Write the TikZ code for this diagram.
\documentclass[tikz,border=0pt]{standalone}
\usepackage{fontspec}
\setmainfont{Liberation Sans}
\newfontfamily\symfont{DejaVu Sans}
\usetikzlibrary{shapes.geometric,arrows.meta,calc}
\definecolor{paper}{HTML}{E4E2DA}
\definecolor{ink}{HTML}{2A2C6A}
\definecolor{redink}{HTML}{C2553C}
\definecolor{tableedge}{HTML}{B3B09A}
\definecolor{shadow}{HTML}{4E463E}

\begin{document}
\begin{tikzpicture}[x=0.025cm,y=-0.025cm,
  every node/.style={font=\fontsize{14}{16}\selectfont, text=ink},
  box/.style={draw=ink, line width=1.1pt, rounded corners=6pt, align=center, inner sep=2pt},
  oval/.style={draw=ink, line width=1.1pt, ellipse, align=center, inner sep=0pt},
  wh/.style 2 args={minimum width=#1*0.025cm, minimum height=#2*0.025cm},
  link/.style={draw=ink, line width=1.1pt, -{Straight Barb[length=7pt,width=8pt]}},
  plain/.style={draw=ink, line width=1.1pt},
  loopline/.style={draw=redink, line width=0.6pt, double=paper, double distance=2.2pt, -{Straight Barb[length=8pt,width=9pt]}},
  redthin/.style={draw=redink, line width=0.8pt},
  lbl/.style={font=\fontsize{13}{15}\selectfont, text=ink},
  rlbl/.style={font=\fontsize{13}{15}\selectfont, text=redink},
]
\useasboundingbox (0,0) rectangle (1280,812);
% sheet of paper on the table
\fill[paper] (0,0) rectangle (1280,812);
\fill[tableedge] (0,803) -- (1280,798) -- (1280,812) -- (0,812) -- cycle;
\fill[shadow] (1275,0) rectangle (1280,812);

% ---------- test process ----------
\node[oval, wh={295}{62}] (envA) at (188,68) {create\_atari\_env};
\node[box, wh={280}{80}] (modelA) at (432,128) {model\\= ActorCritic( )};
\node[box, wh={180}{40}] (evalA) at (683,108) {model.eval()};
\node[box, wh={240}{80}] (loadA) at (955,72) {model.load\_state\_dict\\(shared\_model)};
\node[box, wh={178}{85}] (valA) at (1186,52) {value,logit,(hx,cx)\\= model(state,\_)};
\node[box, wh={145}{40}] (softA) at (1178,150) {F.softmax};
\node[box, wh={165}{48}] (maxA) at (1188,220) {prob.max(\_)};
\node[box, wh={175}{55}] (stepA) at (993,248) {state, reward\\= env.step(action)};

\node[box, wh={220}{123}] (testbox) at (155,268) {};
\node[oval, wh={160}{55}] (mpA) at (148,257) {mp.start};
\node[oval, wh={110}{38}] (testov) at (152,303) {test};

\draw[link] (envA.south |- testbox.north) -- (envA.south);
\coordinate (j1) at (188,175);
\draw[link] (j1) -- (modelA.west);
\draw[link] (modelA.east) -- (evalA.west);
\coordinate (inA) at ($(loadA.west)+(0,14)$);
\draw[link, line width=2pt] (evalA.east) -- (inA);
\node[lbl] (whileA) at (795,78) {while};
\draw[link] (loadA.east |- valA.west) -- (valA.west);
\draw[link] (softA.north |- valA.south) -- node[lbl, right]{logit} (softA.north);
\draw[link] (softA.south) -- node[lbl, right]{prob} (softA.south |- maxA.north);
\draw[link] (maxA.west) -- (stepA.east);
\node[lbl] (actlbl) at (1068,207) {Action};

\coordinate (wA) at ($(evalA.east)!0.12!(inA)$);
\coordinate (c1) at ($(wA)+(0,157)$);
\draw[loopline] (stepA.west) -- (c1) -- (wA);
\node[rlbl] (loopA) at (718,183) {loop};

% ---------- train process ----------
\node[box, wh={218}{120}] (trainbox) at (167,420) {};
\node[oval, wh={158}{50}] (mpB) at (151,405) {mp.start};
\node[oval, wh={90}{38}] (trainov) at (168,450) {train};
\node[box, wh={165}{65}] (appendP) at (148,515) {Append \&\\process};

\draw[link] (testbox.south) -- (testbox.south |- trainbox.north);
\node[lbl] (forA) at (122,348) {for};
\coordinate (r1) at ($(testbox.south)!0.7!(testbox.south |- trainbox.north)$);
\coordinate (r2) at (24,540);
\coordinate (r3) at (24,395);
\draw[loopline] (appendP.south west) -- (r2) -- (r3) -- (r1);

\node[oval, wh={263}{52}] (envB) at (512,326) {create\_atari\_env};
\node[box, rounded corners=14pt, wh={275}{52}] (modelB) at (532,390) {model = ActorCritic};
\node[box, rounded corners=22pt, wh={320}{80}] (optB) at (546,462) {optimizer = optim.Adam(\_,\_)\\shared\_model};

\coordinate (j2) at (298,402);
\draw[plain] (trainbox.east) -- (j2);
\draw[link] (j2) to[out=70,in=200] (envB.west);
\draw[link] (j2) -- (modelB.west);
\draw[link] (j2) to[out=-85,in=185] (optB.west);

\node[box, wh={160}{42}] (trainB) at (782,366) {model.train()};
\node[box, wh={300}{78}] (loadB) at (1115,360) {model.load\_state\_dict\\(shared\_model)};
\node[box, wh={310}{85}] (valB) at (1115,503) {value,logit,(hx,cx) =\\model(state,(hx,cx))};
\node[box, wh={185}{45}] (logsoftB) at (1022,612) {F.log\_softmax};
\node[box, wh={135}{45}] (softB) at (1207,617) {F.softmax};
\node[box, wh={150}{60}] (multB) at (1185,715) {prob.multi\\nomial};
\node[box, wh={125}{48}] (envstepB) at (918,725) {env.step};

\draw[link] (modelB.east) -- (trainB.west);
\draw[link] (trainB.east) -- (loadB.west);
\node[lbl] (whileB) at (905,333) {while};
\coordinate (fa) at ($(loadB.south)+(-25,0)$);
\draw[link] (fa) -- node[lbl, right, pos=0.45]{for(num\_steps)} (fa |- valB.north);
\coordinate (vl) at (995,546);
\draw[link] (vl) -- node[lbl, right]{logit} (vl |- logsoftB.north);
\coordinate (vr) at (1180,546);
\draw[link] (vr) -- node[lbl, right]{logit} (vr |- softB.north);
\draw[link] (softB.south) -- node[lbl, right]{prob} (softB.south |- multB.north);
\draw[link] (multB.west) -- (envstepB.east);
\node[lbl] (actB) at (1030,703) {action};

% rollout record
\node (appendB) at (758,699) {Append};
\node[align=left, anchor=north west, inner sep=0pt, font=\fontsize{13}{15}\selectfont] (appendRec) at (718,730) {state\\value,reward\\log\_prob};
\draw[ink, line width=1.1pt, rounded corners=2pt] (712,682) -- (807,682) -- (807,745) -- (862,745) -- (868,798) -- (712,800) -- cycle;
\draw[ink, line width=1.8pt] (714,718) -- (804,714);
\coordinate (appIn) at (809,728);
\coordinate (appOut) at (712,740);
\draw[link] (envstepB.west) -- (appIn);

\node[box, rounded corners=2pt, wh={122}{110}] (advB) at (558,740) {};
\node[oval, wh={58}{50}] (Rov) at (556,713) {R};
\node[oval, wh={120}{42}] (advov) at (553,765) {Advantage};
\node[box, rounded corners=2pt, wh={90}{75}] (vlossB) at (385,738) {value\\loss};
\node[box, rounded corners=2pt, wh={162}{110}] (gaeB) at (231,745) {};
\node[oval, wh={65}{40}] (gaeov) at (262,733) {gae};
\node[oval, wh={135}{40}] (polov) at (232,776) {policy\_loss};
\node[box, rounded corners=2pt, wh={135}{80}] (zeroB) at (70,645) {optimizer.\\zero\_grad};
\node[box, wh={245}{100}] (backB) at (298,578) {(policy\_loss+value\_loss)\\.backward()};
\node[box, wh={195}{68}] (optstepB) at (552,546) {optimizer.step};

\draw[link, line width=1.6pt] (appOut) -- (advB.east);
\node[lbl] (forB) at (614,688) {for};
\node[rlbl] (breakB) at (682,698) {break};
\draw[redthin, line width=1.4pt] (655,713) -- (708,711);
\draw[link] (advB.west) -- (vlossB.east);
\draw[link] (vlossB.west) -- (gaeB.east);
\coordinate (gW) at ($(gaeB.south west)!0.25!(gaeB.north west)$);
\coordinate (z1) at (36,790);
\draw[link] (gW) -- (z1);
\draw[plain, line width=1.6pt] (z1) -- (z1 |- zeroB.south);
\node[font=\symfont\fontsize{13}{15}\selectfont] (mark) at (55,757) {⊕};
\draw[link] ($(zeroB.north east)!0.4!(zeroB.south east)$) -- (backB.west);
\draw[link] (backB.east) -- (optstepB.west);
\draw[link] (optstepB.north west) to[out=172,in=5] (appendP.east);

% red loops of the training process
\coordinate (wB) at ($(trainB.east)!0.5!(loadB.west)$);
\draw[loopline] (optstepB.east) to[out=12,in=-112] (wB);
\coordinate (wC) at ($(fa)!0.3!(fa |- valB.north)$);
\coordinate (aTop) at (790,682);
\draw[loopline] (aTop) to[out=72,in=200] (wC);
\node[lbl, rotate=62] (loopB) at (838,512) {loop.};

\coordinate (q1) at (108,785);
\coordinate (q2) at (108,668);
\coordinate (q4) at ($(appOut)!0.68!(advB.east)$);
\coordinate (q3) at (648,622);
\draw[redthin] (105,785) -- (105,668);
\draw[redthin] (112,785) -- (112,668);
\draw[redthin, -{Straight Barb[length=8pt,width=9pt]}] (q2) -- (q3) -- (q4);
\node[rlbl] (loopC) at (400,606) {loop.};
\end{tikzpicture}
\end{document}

##############################

**TASK STATEMENT**
What you return should be the lines from the start of the data through the line with "(1275,0) rectangle (1280,812);", quoted exactly and nothing more.

**THE COMPLETED TASK**
Write the TikZ code for this diagram.
\documentclass[tikz,border=0pt]{standalone}
\usepackage{fontspec}
\setmainfont{Liberation Sans}
\newfontfamily\symfont{DejaVu Sans}
\usetikzlibrary{shapes.geometric,arrows.meta,calc}
\definecolor{paper}{HTML}{E4E2DA}
\definecolor{ink}{HTML}{2A2C6A}
\definecolor{redink}{HTML}{C2553C}
\definecolor{tableedge}{HTML}{B3B09A}
\definecolor{shadow}{HTML}{4E463E}

\begin{document}
\begin{tikzpicture}[x=0.025cm,y=-0.025cm,
  every node/.style={font=\fontsize{14}{16}\selectfont, text=ink},
  box/.style={draw=ink, line width=1.1pt, rounded corners=6pt, align=center, inner sep=2pt},
  oval/.style={draw=ink, line width=1.1pt, ellipse, align=center, inner sep=0pt},
  wh/.style 2 args={minimum width=#1*0.025cm, minimum height=#2*0.025cm},
  link/.style={draw=ink, line width=1.1pt, -{Straight Barb[length=7pt,width=8pt]}},
  plain/.style={draw=ink, line width=1.1pt},
  loopline/.style={draw=redink, line width=0.6pt, double=paper, double distance=2.2pt, -{Straight Barb[length=8pt,width=9pt]}},
  redthin/.style={draw=redink, line width=0.8pt},
  lbl/.style={font=\fontsize{13}{15}\selectfont, text=ink},
  rlbl/.style={font=\fontsize{13}{15}\selectfont, text=redink},
]
\useasboundingbox (0,0) rectangle (1280,812);
% sheet of paper on the table
\fill[paper] (0,0) rectangle (1280,812);
\fill[tableedge] (0,803) -- (1280,798) -- (1280,812) -- (0,812) -- cycle;
\fill[shadow] (1275,0) rectangle (1280,812);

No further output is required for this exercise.